Supplied material:
· · · · ·

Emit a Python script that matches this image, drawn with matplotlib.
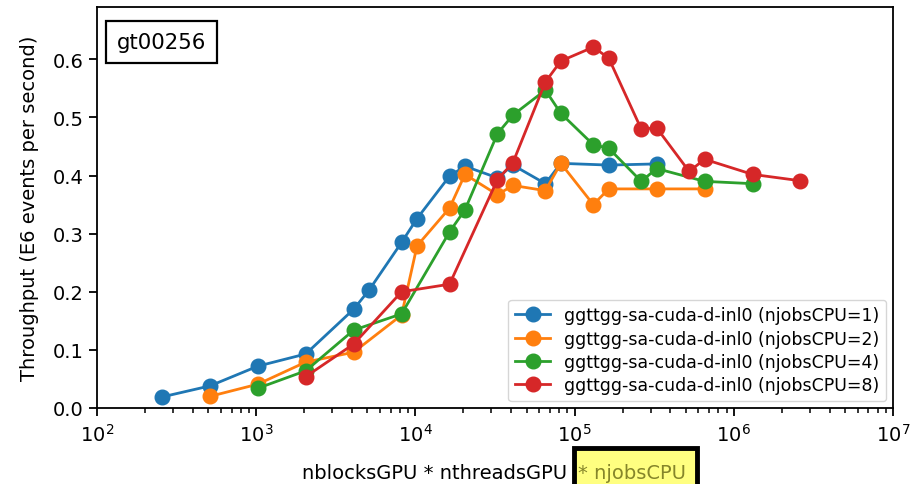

· · · · ·

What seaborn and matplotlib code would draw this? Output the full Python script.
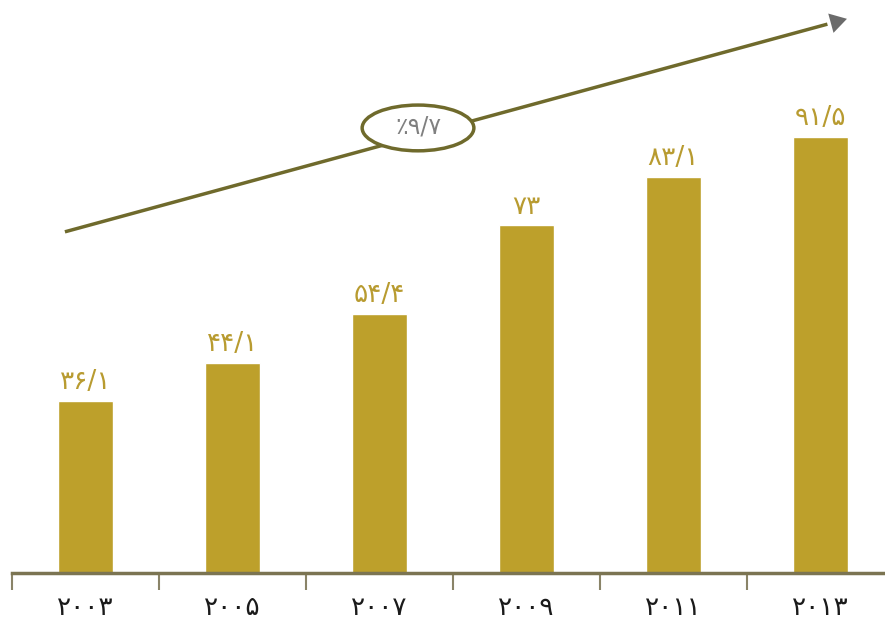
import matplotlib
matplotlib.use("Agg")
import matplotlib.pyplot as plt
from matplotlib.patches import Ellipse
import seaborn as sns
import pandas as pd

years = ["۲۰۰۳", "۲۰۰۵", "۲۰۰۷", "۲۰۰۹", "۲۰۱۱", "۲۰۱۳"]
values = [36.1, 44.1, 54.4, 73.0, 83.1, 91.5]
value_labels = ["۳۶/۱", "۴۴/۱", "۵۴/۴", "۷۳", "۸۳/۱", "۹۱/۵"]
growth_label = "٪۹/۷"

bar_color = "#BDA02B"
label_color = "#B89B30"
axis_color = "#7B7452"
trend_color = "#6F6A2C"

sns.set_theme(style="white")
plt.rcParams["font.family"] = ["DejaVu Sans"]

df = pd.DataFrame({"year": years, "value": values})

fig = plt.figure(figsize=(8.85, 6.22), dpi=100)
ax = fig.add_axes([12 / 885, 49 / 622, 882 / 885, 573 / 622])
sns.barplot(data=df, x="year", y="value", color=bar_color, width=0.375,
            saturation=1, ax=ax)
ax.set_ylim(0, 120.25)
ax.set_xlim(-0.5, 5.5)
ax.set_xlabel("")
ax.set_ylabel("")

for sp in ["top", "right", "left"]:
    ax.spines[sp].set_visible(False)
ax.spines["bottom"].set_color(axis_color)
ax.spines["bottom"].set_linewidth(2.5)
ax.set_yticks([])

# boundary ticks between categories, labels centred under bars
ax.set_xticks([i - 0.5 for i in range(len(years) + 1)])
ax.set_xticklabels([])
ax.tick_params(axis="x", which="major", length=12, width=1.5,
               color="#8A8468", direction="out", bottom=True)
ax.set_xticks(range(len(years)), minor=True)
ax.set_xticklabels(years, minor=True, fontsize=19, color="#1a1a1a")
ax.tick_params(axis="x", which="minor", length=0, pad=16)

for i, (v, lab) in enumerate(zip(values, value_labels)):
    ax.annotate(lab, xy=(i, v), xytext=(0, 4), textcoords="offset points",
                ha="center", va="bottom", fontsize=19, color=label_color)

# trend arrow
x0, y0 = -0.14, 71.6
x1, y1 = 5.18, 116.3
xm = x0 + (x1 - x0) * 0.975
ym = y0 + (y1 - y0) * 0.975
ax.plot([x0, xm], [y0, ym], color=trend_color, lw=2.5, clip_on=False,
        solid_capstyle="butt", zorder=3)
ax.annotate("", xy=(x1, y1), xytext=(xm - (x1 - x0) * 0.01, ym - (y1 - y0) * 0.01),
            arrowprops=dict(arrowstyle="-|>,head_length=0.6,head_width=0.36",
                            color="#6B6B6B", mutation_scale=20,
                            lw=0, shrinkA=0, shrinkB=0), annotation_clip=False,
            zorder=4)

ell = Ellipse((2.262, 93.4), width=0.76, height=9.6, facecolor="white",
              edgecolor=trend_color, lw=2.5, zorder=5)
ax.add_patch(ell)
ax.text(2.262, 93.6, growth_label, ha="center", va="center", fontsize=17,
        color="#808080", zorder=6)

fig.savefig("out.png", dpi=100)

· · · · ·

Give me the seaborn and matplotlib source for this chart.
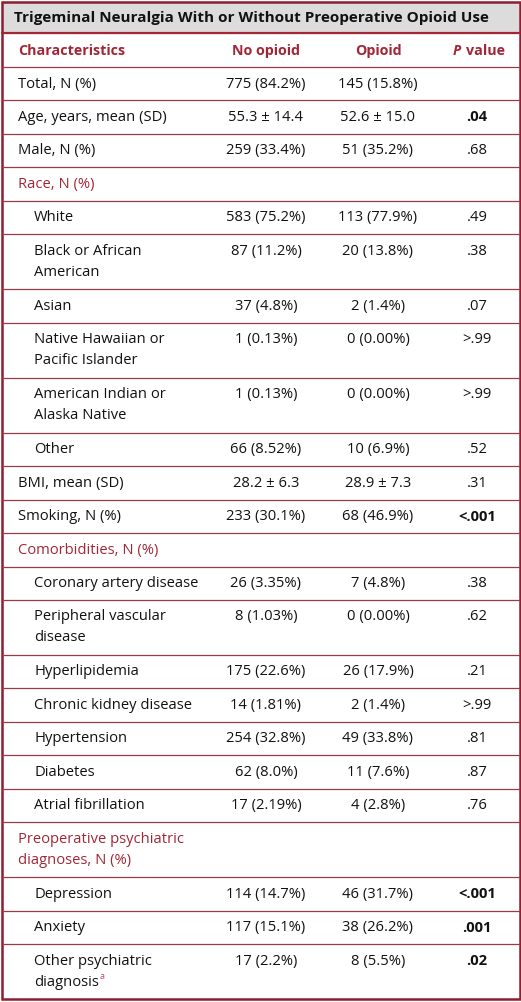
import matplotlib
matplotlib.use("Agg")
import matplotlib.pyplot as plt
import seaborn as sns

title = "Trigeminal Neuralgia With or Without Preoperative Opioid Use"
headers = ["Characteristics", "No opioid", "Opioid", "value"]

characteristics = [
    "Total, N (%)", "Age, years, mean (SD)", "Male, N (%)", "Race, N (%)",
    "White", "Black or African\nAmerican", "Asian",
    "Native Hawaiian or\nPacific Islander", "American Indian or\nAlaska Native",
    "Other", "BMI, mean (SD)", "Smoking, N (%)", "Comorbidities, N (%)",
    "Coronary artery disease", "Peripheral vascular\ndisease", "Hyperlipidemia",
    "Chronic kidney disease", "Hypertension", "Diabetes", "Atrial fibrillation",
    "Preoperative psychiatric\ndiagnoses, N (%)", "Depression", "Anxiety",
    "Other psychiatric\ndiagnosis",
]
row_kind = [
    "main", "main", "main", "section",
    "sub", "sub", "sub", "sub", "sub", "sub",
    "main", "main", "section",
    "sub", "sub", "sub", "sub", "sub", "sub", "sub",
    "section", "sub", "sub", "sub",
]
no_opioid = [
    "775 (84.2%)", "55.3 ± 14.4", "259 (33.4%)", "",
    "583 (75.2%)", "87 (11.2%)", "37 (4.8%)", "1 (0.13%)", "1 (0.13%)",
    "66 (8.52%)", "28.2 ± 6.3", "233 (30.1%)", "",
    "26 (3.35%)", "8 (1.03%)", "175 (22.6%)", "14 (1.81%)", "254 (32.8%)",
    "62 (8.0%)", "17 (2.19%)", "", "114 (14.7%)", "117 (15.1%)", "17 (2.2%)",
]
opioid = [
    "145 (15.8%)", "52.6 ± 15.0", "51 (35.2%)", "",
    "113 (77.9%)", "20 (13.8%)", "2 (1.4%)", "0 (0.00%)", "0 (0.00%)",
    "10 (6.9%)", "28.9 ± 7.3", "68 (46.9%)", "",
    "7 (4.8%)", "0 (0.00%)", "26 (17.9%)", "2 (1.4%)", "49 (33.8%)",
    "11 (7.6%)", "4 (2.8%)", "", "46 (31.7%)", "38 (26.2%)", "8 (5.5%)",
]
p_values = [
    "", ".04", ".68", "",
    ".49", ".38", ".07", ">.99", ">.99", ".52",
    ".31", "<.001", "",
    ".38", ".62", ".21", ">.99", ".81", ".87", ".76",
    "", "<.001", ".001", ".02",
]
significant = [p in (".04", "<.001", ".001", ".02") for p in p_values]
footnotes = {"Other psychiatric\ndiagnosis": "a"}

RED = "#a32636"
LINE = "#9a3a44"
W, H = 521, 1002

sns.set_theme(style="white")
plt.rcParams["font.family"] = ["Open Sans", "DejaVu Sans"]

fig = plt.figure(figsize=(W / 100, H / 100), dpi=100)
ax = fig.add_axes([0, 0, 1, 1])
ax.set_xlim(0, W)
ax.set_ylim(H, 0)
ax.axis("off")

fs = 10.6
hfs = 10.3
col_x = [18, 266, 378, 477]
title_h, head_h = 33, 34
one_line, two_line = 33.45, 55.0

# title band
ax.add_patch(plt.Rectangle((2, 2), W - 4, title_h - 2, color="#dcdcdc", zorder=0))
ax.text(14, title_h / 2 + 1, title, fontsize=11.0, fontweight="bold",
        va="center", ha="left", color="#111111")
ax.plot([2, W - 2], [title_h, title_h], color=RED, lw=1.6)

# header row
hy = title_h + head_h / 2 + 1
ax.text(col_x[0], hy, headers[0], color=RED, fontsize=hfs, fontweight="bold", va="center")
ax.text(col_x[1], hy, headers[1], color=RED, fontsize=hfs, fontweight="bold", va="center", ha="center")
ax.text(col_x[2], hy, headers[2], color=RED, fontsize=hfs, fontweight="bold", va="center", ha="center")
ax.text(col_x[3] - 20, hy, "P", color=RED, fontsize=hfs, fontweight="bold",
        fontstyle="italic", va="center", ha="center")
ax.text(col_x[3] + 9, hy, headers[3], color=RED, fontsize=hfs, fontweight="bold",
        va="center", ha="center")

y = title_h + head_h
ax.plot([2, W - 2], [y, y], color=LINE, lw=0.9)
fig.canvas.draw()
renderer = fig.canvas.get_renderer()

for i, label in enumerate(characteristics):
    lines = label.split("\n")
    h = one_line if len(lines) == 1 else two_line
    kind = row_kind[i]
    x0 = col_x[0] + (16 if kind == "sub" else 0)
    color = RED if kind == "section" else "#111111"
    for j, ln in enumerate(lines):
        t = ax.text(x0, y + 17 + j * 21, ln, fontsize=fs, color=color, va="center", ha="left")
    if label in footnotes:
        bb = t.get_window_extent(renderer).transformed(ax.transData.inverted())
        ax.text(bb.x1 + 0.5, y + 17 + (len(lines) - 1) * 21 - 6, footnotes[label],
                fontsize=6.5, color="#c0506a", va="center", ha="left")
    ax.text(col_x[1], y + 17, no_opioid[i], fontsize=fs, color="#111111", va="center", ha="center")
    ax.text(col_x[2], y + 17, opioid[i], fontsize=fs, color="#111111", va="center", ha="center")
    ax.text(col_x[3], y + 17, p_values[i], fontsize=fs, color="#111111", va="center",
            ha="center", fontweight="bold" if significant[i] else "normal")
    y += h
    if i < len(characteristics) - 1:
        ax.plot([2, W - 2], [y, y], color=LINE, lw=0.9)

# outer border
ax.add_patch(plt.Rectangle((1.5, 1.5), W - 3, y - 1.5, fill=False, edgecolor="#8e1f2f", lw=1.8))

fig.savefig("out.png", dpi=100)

· · · · ·

What you need to do:
Pick out all the lines with the word "seaborn" in them and copy them.

Finished answer:
What seaborn and matplotlib code would draw this? Output the full Python script.
import seaborn as sns
Give me the seaborn and matplotlib source for this chart.
import seaborn as sns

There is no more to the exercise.